**WRITTEN PROBLEM**:
Make an exact copy of the records, with the pictures left out.

---

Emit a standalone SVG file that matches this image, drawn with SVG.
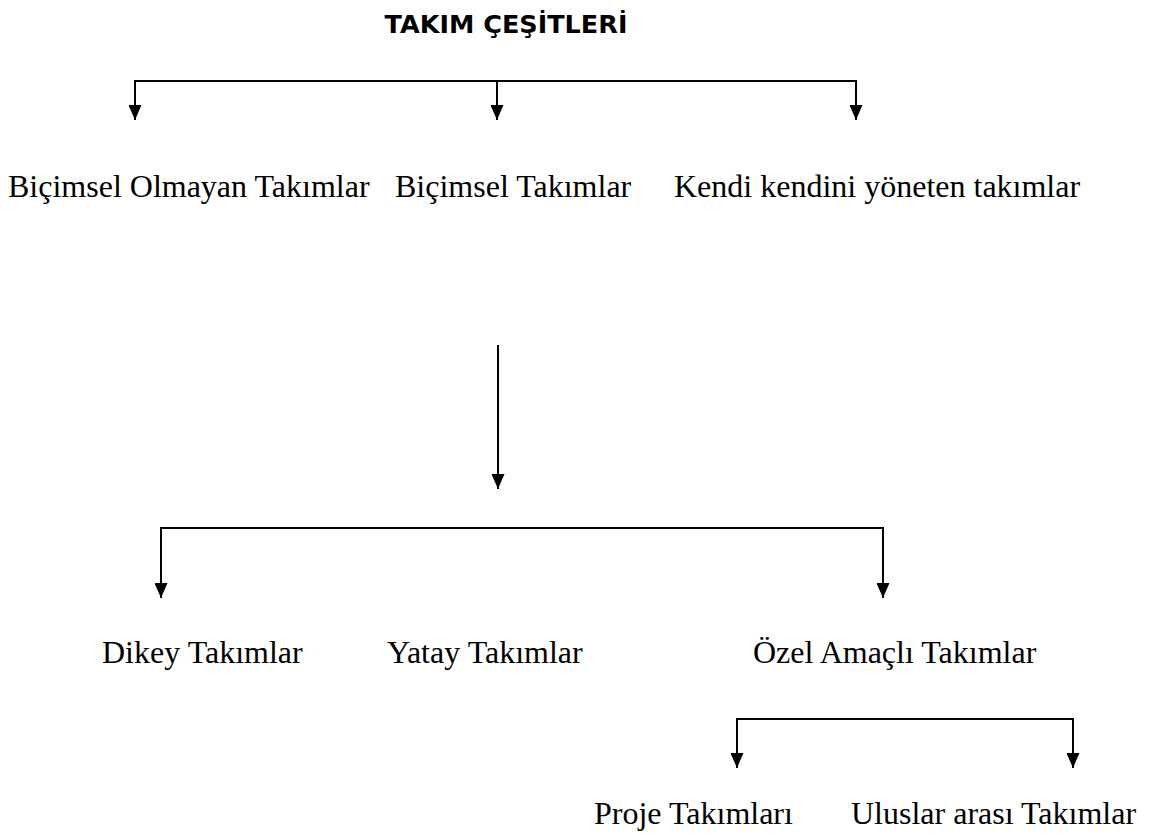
<svg xmlns="http://www.w3.org/2000/svg" width="1156" height="839" viewBox="0 0 1156 839">
<style>
.lbl{font-family:"Liberation Serif","Times New Roman",serif;font-size:32px;fill:#000}
.ttl{font-family:"DejaVu Sans","Liberation Sans",sans-serif;font-weight:bold;font-size:25.5px;fill:#000}
.ln{stroke:#000;stroke-width:2;fill:none}
</style>
<defs>
<marker id="ah" viewBox="0 0 15 13" refX="15" refY="6.5" markerWidth="15" markerHeight="13" markerUnits="userSpaceOnUse" orient="auto-start-reverse">
<path d="M0,0 L15,6.5 L0,13 Z" fill="#000"/>
</marker>
</defs>
<rect width="1156" height="839" fill="#fff"/>
<g id="connectors">
<path class="ln" d="M135,120 V81 H856 V120" marker-start="url(#ah)" marker-end="url(#ah)"/>
<path class="ln" d="M497,81 V120" marker-end="url(#ah)"/>
<path class="ln" d="M498,345 V489" marker-end="url(#ah)"/>
<path class="ln" d="M161,598 V528 H883 V598" marker-start="url(#ah)" marker-end="url(#ah)"/>
<path class="ln" d="M737,768 V719 H1073 V768" marker-start="url(#ah)" marker-end="url(#ah)"/>
</g>
<g id="title"><text class="ttl" x="506" y="33" text-anchor="middle">TAKIM ÇEŞİTLERİ</text></g>
<g id="n1"><text class="lbl" x="8" y="197">Biçimsel Olmayan Takımlar</text></g>
<g id="n2"><text class="lbl" x="395" y="197">Biçimsel Takımlar</text></g>
<g id="n3"><text class="lbl" x="674" y="197">Kendi kendini yöneten takımlar</text></g>
<g id="n4"><text class="lbl" x="102" y="663">Dikey Takımlar</text></g>
<g id="n5"><text class="lbl" x="387" y="663">Yatay Takımlar</text></g>
<g id="n6"><text class="lbl" x="753" y="663">Özel Amaçlı Takımlar</text></g>
<g id="n7"><text class="lbl" x="594" y="824">Proje Takımları</text></g>
<g id="n8"><text class="lbl" x="851" y="824">Uluslar arası Takımlar</text></g>
</svg>
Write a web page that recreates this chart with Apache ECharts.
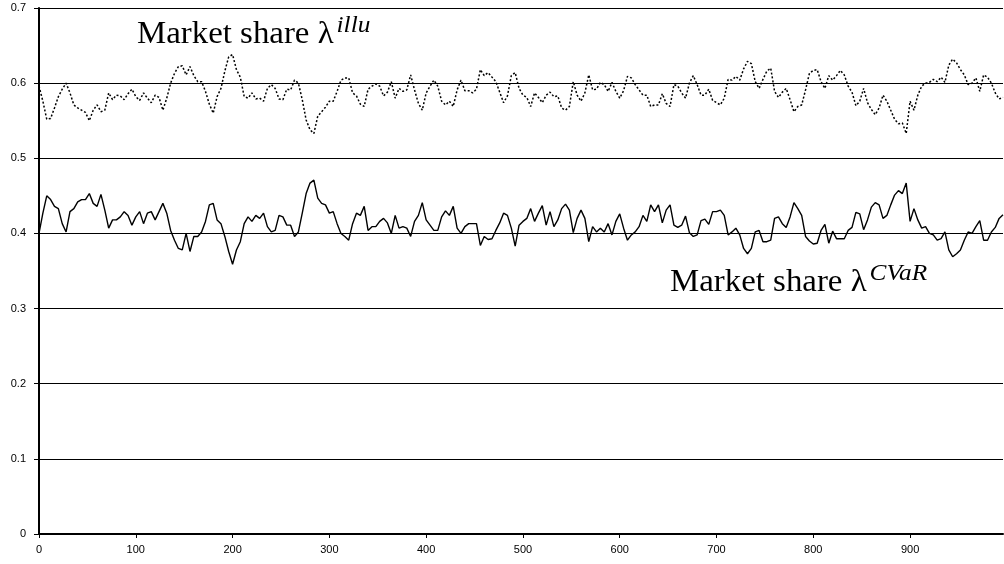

---

**THE RESULT**:
Emit a standalone SVG file that matches this image, drawn with SVG.
<svg xmlns="http://www.w3.org/2000/svg" width="1156" height="839" viewBox="0 0 1156 839">
<style>
.lbl{font-family:"Liberation Serif","Times New Roman",serif;font-size:32px;fill:#000}
.ttl{font-family:"DejaVu Sans","Liberation Sans",sans-serif;font-weight:bold;font-size:25.5px;fill:#000}
.ln{stroke:#000;stroke-width:2;fill:none}
</style>
<defs>
<marker id="ah" viewBox="0 0 15 13" refX="15" refY="6.5" markerWidth="15" markerHeight="13" markerUnits="userSpaceOnUse" orient="auto-start-reverse">
<path d="M0,0 L15,6.5 L0,13 Z" fill="#000"/>
</marker>
</defs>
<rect width="1156" height="839" fill="#fff"/>
<g id="connectors">
<path class="ln" d="M135,120 V81 H856 V120" marker-start="url(#ah)" marker-end="url(#ah)"/>
<path class="ln" d="M497,81 V120" marker-end="url(#ah)"/>
<path class="ln" d="M498,345 V489" marker-end="url(#ah)"/>
<path class="ln" d="M161,598 V528 H883 V598" marker-start="url(#ah)" marker-end="url(#ah)"/>
<path class="ln" d="M737,768 V719 H1073 V768" marker-start="url(#ah)" marker-end="url(#ah)"/>
</g>
<g id="title"><text class="ttl" x="506" y="33" text-anchor="middle">TAKIM ÇEŞİTLERİ</text></g>
<g id="n1"><text class="lbl" x="8" y="197">Biçimsel Olmayan Takımlar</text></g>
<g id="n2"><text class="lbl" x="395" y="197">Biçimsel Takımlar</text></g>
<g id="n3"><text class="lbl" x="674" y="197">Kendi kendini yöneten takımlar</text></g>
<g id="n4"><text class="lbl" x="102" y="663">Dikey Takımlar</text></g>
<g id="n5"><text class="lbl" x="387" y="663">Yatay Takımlar</text></g>
<g id="n6"><text class="lbl" x="753" y="663">Özel Amaçlı Takımlar</text></g>
<g id="n7"><text class="lbl" x="594" y="824">Proje Takımları</text></g>
<g id="n8"><text class="lbl" x="851" y="824">Uluslar arası Takımlar</text></g>
</svg>
Write a web page that recreates this chart with Apache ECharts.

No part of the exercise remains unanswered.